Matauang.com - Setiap menjelang pemilu, masyarakat disuguhi deretan janji kampanye yang terdengar manis dan penuh harapan. Mulai dari pendidikan gratis, layanan kesehatan universal, subsidi rumah rakyat, hingga pembangunan infrastruktur besar-besaran. Namun, seiring waktu berjalan dan pemerintahan baru terbentuk, publik seringkali harus menghadapi realita pahit: tidak semua janji itu terealisasi, atau kalaupun iya, tidak dengan skala dan dampak seperti yang dijanjikan. Lalu, di mana sebenarnya letak tarik-menarik antara
janji kampanye dan realitas anggaran publik?

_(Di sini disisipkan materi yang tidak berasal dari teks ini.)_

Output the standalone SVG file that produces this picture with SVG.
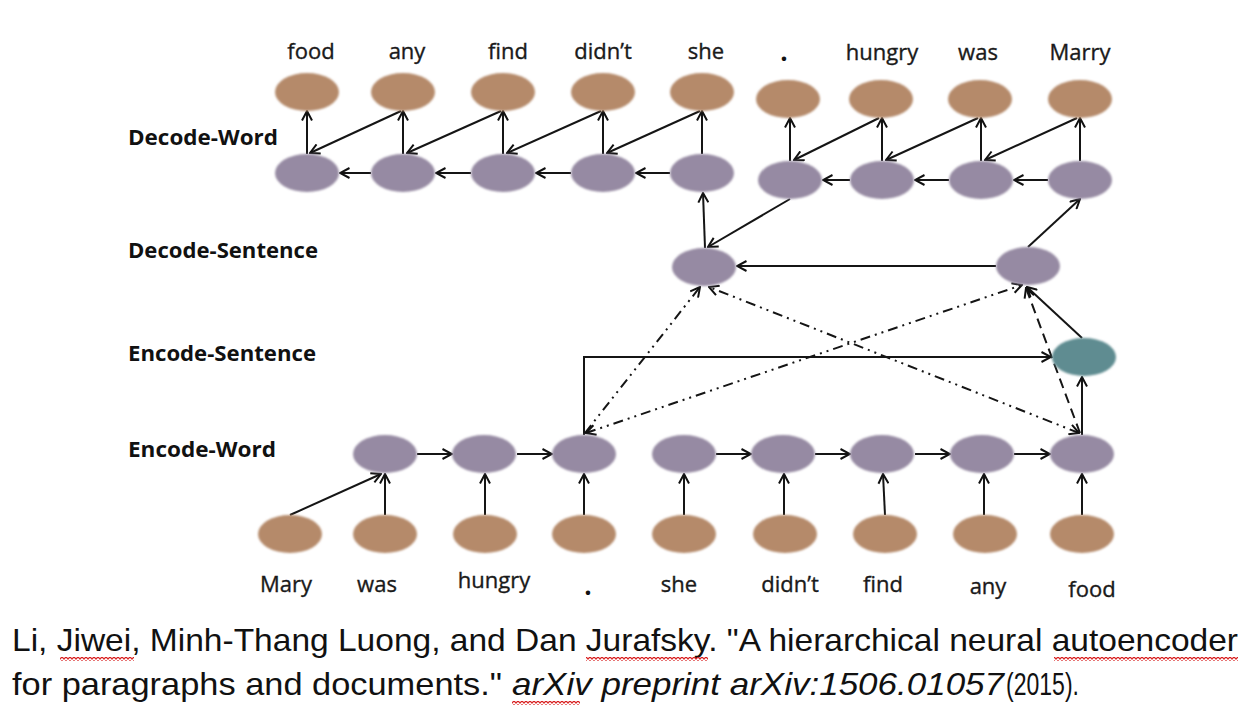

Janji Politik: Harapan Rakyat, Modal Elektoral
Janji kampanye bukan sekadar retorika. Ia adalah alat politik yang kuat untuk membentuk opini publik dan menggalang dukungan. Kandidat yang menjanjikan solusi atas problem mendasar seperti pengangguran, kemiskinan, atau harga kebutuhan pokok cenderung lebih dilirik. Namun, apakah janji-janji itu sudah dihitung secara realistis? Apakah sudah diselaraskan dengan kemampuan fiskal negara?
Seringkali tidak. Karena janji politik lebih berfungsi sebagai alat mobilisasi, bukan perencanaan anggaran.
Realitas APBN: Batas Nyata dari Janji-Jani
Anggaran Pendapatan dan Belanja Negara (APBN) adalah dokumen fiskal yang mencerminkan arah kebijakan ekonomi dan politik pemerintah. Di sinilah realitas mulai bicara: berapa banyak pendapatan negara, bagaimana alokasi belanja, berapa utang yang harus dibayar, dan sektor mana yang diprioritaskan.
Ketika pemerintah baru mulai menyusun APBN pasca-pemilu, barulah publik bisa melihat: mana janji yang punya nyawa, mana yang hanya slogan. Misalnya, jika sebuah janji kampanye menyebut “pendidikan gratis untuk semua,” maka kita perlu cek apakah anggaran pendidikan dalam APBN benar-benar naik signifikan, atau justru stagnan.
Bedah Janji Politik dalam APBN
Berikut beberapa contoh janji politik dan bagaimana realisasinya bisa terlihat dalam struktur APBN:
Janji Kampanye Indikator dalam APBN Komentar Realitas
| Pendidikan gratis | Alokasi untuk Kemendikbudristek, BOS, beasiswa | Jika proporsinya <20% APBN, sulit tercapai
| Kesehatan universal | Dana JKN, BPJS, subsidi premi | Kualitas layanan sangat tergantung realisasi dana
| Infrastruktur desa | Dana Desa, DAK Fisik | Realisasi bergantung koordinasi pusat-daerah
| UMKM naik kelas | Kredit usaha rakyat (KUR), insentif pajak | Jika anggaran turun, janji hanya tinggal wacana
Sektor Rakyat: Yang Paling Kena Dampaknya
Ketika janji tak sejalan dengan realitas anggaran, rakyat kecil adalah pihak yang paling dirugikan. Mereka yang berharap pada subsidi, bantuan, atau layanan dasar akan kecewa saat program-program itu tidak kunjung hadir atau berkurang drastis kualitasnya.
Sebaliknya, ketika anggaran dibelanjakan secara hati-hati dan tepat sasaran, janji kampanye bisa menjadi kenyataan yang menyentuh kehidupan masyarakat langsung.
Transparansi dan Partisipasi: Kunci Pengawasan
Masyarakat tidak bisa hanya berhenti pada euforia kampanye. Perlu ada kontrol publik yang kuat terhadap kebijakan anggaran. Mengawasi proses penyusunan APBN, menuntut transparansi, dan mendorong partisipasi aktif bisa menjadi cara untuk menagih janji dengan cerdas.
Jika tidak, pemilu akan terus menjadi ritual lima tahunan penuh ilusi, dan anggaran publik hanya menjadi alat kompromi politik, bukan instrumen keadilan sosial.
Penutup
Antara janji kampanye dan realitas anggaran publik terdapat jurang besar yang harus dijembatani dengan integritas, transparansi, dan akuntabilitas. Rakyat tidak hanya butuh janji, tapi bukti. Dan bukti itu hanya bisa dihadirkan lewat anggaran yang pro-rakyat, adil, dan berpihak pada kepentingan publik.